__WHAT TO PRODUCE__: Write the entries below out again exactly; any picture in them stays out.

(Data records)
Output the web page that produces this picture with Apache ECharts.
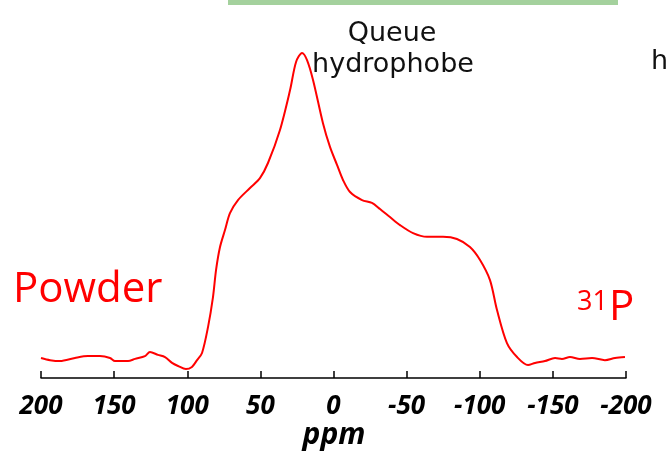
<!DOCTYPE html>
<html>
<head>
<meta charset="utf-8">
<script src="https://cdn.jsdelivr.net/npm/echarts@6/dist/echarts.min.js"></script>
<style>
  html, body { margin: 0; padding: 0; background: #fff; }
  #chart { width: 668px; height: 453px; }
</style>
</head>
<body>
<div id="chart"></div>
<script>
// chemical shift (ppm) and intensity
var ppm = [200, 193.8, 187, 176.8, 167.9, 159.7, 152.8, 149.4, 140.5, 135.7, 128.9, 125.5, 120, 115.2, 110.4, 106.3, 100.9, 96.8, 93.3, 89.9,
  85.8, 82.4, 80.3, 77.6, 74.2, 70.8, 65.3, 57.1, 50.3, 44.8, 36.6, 29.7, 25.6, 21.5, 18.1, 14.0, 7.2, 2.4, -2.4, -6.5,
  -11.3, -19.5, -26.3, -31.8, -38.6, -45.5, -54.4, -63.9, -74.9, -84.4, -93.3, -100.2, -107, -111.8, -118.6, -125.5, -133, -137.8, -144.6, -151.5,
  -156.2, -161.7, -168.5, -176.8, -185.6, -192.5, -199.3];
var intensity = [1.3, 0.6, 0.3, 1.3, 1.9, 1.9, 1.3, 0.3, 0.3, 1.0, 1.9, 3.2, 2.3, 1.6, -0.3, -1.3, -2.3, -1.6, 0.6, 2.9,
  11.3, 21.0, 29.8, 37.2, 42.7, 48.2, 52.4, 56.3, 59.5, 64.4, 75.1, 88.0, 97.1, 100, 97.7, 91.3, 77.3, 69.6, 63.8, 58.9,
  55.0, 52.4, 51.5, 49.5, 46.9, 44.3, 41.7, 40.5, 40.5, 39.8, 37.2, 33.0, 26.5, 16.8, 6.1, 1.6, -1.0, -0.3, 0.3, 1.3,
  1.0, 1.6, 1.0, 1.3, 0.6, 1.3, 1.6];

var seriesData = ppm.map(function (p, i) { return [p, intensity[i]]; });

var chart = echarts.init(document.getElementById('chart'), null, { renderer: 'canvas' });
chart.setOption({
  animation: false,
  grid: { left: 41, right: 42, top: 53, bottom: 75, containLabel: false, outerBoundsMode: 'none' },
  xAxis: {
    type: 'value',
    inverse: true,
    min: -200,
    max: 200,
    interval: 50,
    splitLine: { show: false },
    axisLine: { onZero: false, lineStyle: { color: '#000', width: 1.5 } },
    axisTick: { inside: true, length: 7, lineStyle: { color: '#000', width: 1.5 } },
    axisLabel: {
      margin: 16,
      fontFamily: 'Open Sans',
      fontStyle: 'italic',
      fontWeight: 'bold',
      fontSize: 26,
      color: '#000',
      hideOverlap: false
    }
  },
  yAxis: {
    type: 'value',
    min: -5.18,
    max: 100,
    show: false
  },
  series: [{
    type: 'line',
    data: seriesData,
    showSymbol: false,
    smooth: 0.3,
    lineStyle: { color: '#ff0000', width: 2 }
  }],
  graphic: [
    { type: 'rect', shape: { x: 228, y: 0, width: 390, height: 5 }, style: { fill: '#a4d19d' } },
    { type: 'text', x: 392, y: 34, style: { text: 'Queue', font: '27px "DejaVu Sans"', fill: '#111', align: 'center', verticalAlign: 'middle' } },
    { type: 'text', x: 393, y: 65, style: { text: 'hydrophobe', font: '27px "DejaVu Sans"', fill: '#111', align: 'center', verticalAlign: 'middle' } },
    { type: 'text', x: 651, y: 62, style: { text: 'h', font: '27px "DejaVu Sans"', fill: '#111', verticalAlign: 'middle' } },
    { type: 'text', x: 334, y: 435, style: { text: 'ppm', font: 'italic bold 30px "Open Sans"', fill: '#000', align: 'center', verticalAlign: 'middle' } },
    { type: 'text', x: 13, y: 290, style: { text: 'Powder', font: '42px "Open Sans"', fill: '#ff0000', verticalAlign: 'middle' } },
    { type: 'text', x: 577, y: 302, style: { text: '31', font: '27px "Open Sans"', fill: '#ff0000', verticalAlign: 'middle' } },
    { type: 'text', x: 609, y: 308, style: { text: 'P', font: '42px "Open Sans"', fill: '#ff0000', verticalAlign: 'middle' } }
  ]
});
</script>
</body>
</html>
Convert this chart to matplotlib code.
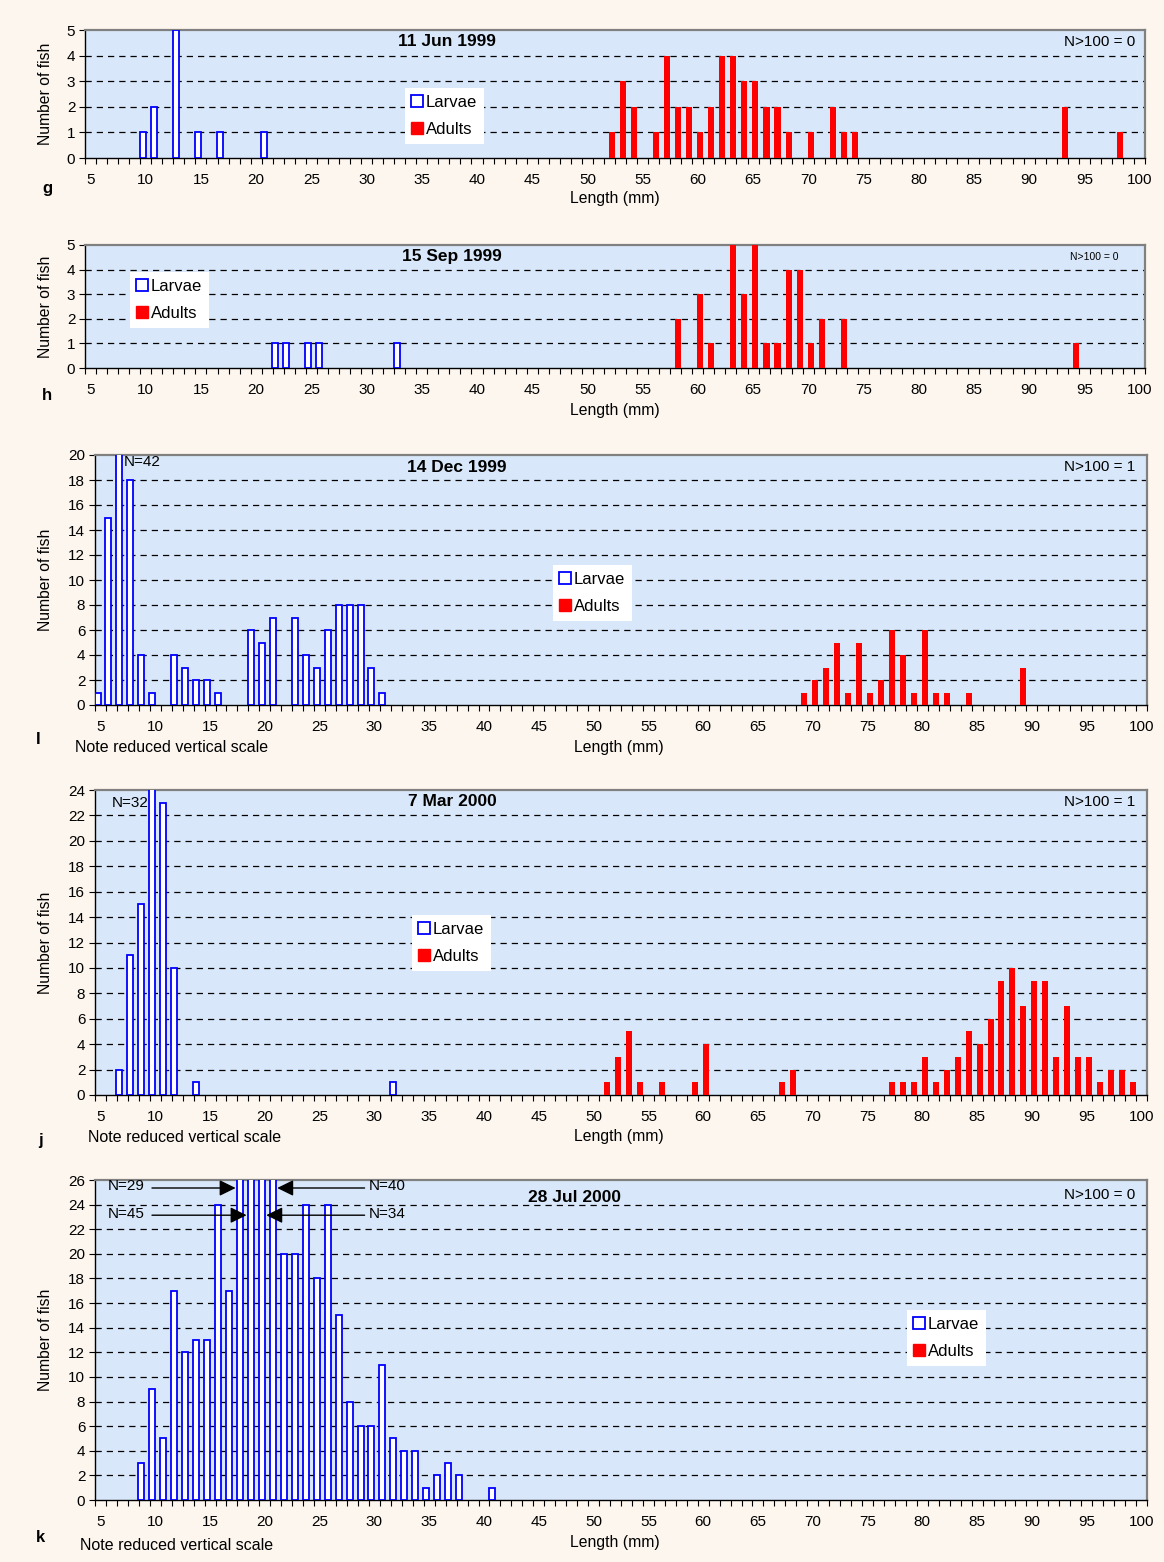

__EXPECTED ANSWER__:
Output the web page that produces this picture with Apache ECharts.
<!DOCTYPE html>
<html>
<head>
<meta charset="utf-8">
<script src="https://cdn.jsdelivr.net/npm/echarts@6/dist/echarts.min.js"></script>
<style>
  html, body { margin: 0; padding: 0; background: #fff; }
  #chart { width: 668px; height: 453px; }
</style>
</head>
<body>
<div id="chart"></div>
<script>
// chemical shift (ppm) and intensity
var ppm = [200, 193.8, 187, 176.8, 167.9, 159.7, 152.8, 149.4, 140.5, 135.7, 128.9, 125.5, 120, 115.2, 110.4, 106.3, 100.9, 96.8, 93.3, 89.9,
  85.8, 82.4, 80.3, 77.6, 74.2, 70.8, 65.3, 57.1, 50.3, 44.8, 36.6, 29.7, 25.6, 21.5, 18.1, 14.0, 7.2, 2.4, -2.4, -6.5,
  -11.3, -19.5, -26.3, -31.8, -38.6, -45.5, -54.4, -63.9, -74.9, -84.4, -93.3, -100.2, -107, -111.8, -118.6, -125.5, -133, -137.8, -144.6, -151.5,
  -156.2, -161.7, -168.5, -176.8, -185.6, -192.5, -199.3];
var intensity = [1.3, 0.6, 0.3, 1.3, 1.9, 1.9, 1.3, 0.3, 0.3, 1.0, 1.9, 3.2, 2.3, 1.6, -0.3, -1.3, -2.3, -1.6, 0.6, 2.9,
  11.3, 21.0, 29.8, 37.2, 42.7, 48.2, 52.4, 56.3, 59.5, 64.4, 75.1, 88.0, 97.1, 100, 97.7, 91.3, 77.3, 69.6, 63.8, 58.9,
  55.0, 52.4, 51.5, 49.5, 46.9, 44.3, 41.7, 40.5, 40.5, 39.8, 37.2, 33.0, 26.5, 16.8, 6.1, 1.6, -1.0, -0.3, 0.3, 1.3,
  1.0, 1.6, 1.0, 1.3, 0.6, 1.3, 1.6];

var seriesData = ppm.map(function (p, i) { return [p, intensity[i]]; });

var chart = echarts.init(document.getElementById('chart'), null, { renderer: 'canvas' });
chart.setOption({
  animation: false,
  grid: { left: 41, right: 42, top: 53, bottom: 75, containLabel: false, outerBoundsMode: 'none' },
  xAxis: {
    type: 'value',
    inverse: true,
    min: -200,
    max: 200,
    interval: 50,
    splitLine: { show: false },
    axisLine: { onZero: false, lineStyle: { color: '#000', width: 1.5 } },
    axisTick: { inside: true, length: 7, lineStyle: { color: '#000', width: 1.5 } },
    axisLabel: {
      margin: 16,
      fontFamily: 'Open Sans',
      fontStyle: 'italic',
      fontWeight: 'bold',
      fontSize: 26,
      color: '#000',
      hideOverlap: false
    }
  },
  yAxis: {
    type: 'value',
    min: -5.18,
    max: 100,
    show: false
  },
  series: [{
    type: 'line',
    data: seriesData,
    showSymbol: false,
    smooth: 0.3,
    lineStyle: { color: '#ff0000', width: 2 }
  }],
  graphic: [
    { type: 'rect', shape: { x: 228, y: 0, width: 390, height: 5 }, style: { fill: '#a4d19d' } },
    { type: 'text', x: 392, y: 34, style: { text: 'Queue', font: '27px "DejaVu Sans"', fill: '#111', align: 'center', verticalAlign: 'middle' } },
    { type: 'text', x: 393, y: 65, style: { text: 'hydrophobe', font: '27px "DejaVu Sans"', fill: '#111', align: 'center', verticalAlign: 'middle' } },
    { type: 'text', x: 651, y: 62, style: { text: 'h', font: '27px "DejaVu Sans"', fill: '#111', verticalAlign: 'middle' } },
    { type: 'text', x: 334, y: 435, style: { text: 'ppm', font: 'italic bold 30px "Open Sans"', fill: '#000', align: 'center', verticalAlign: 'middle' } },
    { type: 'text', x: 13, y: 290, style: { text: 'Powder', font: '42px "Open Sans"', fill: '#ff0000', verticalAlign: 'middle' } },
    { type: 'text', x: 577, y: 302, style: { text: '31', font: '27px "Open Sans"', fill: '#ff0000', verticalAlign: 'middle' } },
    { type: 'text', x: 609, y: 308, style: { text: 'P', font: '42px "Open Sans"', fill: '#ff0000', verticalAlign: 'middle' } }
  ]
});
</script>
</body>
</html>
Convert this chart to matplotlib code.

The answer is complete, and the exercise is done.